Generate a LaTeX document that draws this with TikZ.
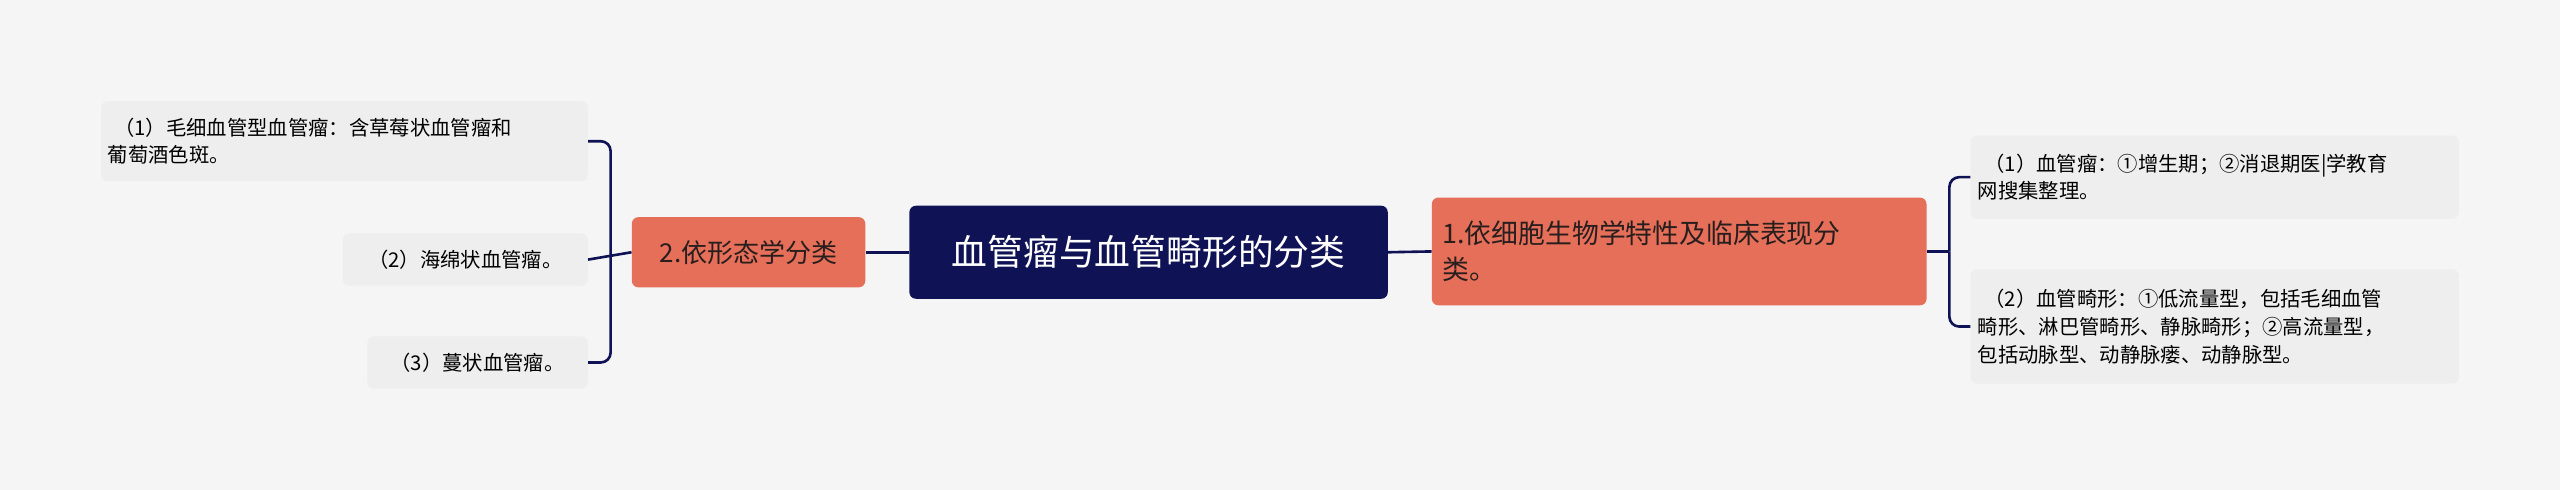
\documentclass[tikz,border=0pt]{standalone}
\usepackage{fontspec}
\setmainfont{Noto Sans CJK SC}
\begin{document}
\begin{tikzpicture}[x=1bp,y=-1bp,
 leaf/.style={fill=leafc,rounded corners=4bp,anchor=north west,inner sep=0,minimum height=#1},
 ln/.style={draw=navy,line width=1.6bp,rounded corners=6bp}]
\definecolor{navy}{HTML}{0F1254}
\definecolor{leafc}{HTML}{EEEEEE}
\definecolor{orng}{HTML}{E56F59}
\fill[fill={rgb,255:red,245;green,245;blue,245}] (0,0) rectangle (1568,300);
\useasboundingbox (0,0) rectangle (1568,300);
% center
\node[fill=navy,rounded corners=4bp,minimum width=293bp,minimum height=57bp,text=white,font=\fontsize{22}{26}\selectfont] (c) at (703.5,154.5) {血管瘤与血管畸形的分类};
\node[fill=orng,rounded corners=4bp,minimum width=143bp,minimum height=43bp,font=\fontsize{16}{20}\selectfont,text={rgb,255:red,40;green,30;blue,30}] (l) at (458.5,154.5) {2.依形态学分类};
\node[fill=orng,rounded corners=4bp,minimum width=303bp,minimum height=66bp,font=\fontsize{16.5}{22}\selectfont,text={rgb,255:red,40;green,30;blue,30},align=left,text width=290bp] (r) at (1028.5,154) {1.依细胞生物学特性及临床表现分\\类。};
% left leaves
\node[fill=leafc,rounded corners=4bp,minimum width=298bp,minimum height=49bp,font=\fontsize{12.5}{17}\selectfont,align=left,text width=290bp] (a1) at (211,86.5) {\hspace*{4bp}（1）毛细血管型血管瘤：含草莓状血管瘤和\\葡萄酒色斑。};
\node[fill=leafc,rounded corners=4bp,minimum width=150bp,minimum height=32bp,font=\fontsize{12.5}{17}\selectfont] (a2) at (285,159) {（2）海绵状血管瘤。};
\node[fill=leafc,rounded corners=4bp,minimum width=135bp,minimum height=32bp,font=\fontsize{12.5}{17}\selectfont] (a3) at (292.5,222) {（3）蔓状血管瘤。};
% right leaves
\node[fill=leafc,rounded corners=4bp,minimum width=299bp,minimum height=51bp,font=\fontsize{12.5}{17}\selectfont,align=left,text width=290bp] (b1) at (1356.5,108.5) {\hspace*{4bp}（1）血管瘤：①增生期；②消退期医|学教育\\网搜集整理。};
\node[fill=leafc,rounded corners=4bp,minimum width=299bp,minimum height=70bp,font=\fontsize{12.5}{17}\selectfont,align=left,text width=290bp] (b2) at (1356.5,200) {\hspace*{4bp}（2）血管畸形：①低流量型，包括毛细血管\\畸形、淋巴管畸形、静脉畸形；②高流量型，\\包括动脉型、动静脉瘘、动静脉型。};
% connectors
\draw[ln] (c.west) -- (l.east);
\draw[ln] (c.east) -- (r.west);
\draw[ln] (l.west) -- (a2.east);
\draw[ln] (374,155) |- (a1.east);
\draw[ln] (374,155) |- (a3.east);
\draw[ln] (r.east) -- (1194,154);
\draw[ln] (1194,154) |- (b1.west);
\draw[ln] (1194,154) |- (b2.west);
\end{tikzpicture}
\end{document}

------------------------------------------------

(Problem requirements): Reproduce each line exactly as it appears, omitting the pictures.

(Expected answer):
Generate a LaTeX document that draws this with TikZ.
\documentclass[tikz,border=0pt]{standalone}
\usepackage{fontspec}
\setmainfont{Noto Sans CJK SC}
\begin{document}
\begin{tikzpicture}[x=1bp,y=-1bp,
 leaf/.style={fill=leafc,rounded corners=4bp,anchor=north west,inner sep=0,minimum height=#1},
 ln/.style={draw=navy,line width=1.6bp,rounded corners=6bp}]
\definecolor{navy}{HTML}{0F1254}
\definecolor{leafc}{HTML}{EEEEEE}
\definecolor{orng}{HTML}{E56F59}
\fill[fill={rgb,255:red,245;green,245;blue,245}] (0,0) rectangle (1568,300);
\useasboundingbox (0,0) rectangle (1568,300);
% center
\node[fill=navy,rounded corners=4bp,minimum width=293bp,minimum height=57bp,text=white,font=\fontsize{22}{26}\selectfont] (c) at (703.5,154.5) {血管瘤与血管畸形的分类};
\node[fill=orng,rounded corners=4bp,minimum width=143bp,minimum height=43bp,font=\fontsize{16}{20}\selectfont,text={rgb,255:red,40;green,30;blue,30}] (l) at (458.5,154.5) {2.依形态学分类};
\node[fill=orng,rounded corners=4bp,minimum width=303bp,minimum height=66bp,font=\fontsize{16.5}{22}\selectfont,text={rgb,255:red,40;green,30;blue,30},align=left,text width=290bp] (r) at (1028.5,154) {1.依细胞生物学特性及临床表现分\\类。};
% left leaves
\node[fill=leafc,rounded corners=4bp,minimum width=298bp,minimum height=49bp,font=\fontsize{12.5}{17}\selectfont,align=left,text width=290bp] (a1) at (211,86.5) {\hspace*{4bp}（1）毛细血管型血管瘤：含草莓状血管瘤和\\葡萄酒色斑。};
\node[fill=leafc,rounded corners=4bp,minimum width=150bp,minimum height=32bp,font=\fontsize{12.5}{17}\selectfont] (a2) at (285,159) {（2）海绵状血管瘤。};
\node[fill=leafc,rounded corners=4bp,minimum width=135bp,minimum height=32bp,font=\fontsize{12.5}{17}\selectfont] (a3) at (292.5,222) {（3）蔓状血管瘤。};
% right leaves
\node[fill=leafc,rounded corners=4bp,minimum width=299bp,minimum height=51bp,font=\fontsize{12.5}{17}\selectfont,align=left,text width=290bp] (b1) at (1356.5,108.5) {\hspace*{4bp}（1）血管瘤：①增生期；②消退期医|学教育\\网搜集整理。};
\node[fill=leafc,rounded corners=4bp,minimum width=299bp,minimum height=70bp,font=\fontsize{12.5}{17}\selectfont,align=left,text width=290bp] (b2) at (1356.5,200) {\hspace*{4bp}（2）血管畸形：①低流量型，包括毛细血管\\畸形、淋巴管畸形、静脉畸形；②高流量型，\\包括动脉型、动静脉瘘、动静脉型。};
% connectors
\draw[ln] (c.west) -- (l.east);
\draw[ln] (c.east) -- (r.west);
\draw[ln] (l.west) -- (a2.east);
\draw[ln] (374,155) |- (a1.east);
\draw[ln] (374,155) |- (a3.east);
\draw[ln] (r.east) -- (1194,154);
\draw[ln] (1194,154) |- (b1.west);
\draw[ln] (1194,154) |- (b2.west);
\end{tikzpicture}
\end{document}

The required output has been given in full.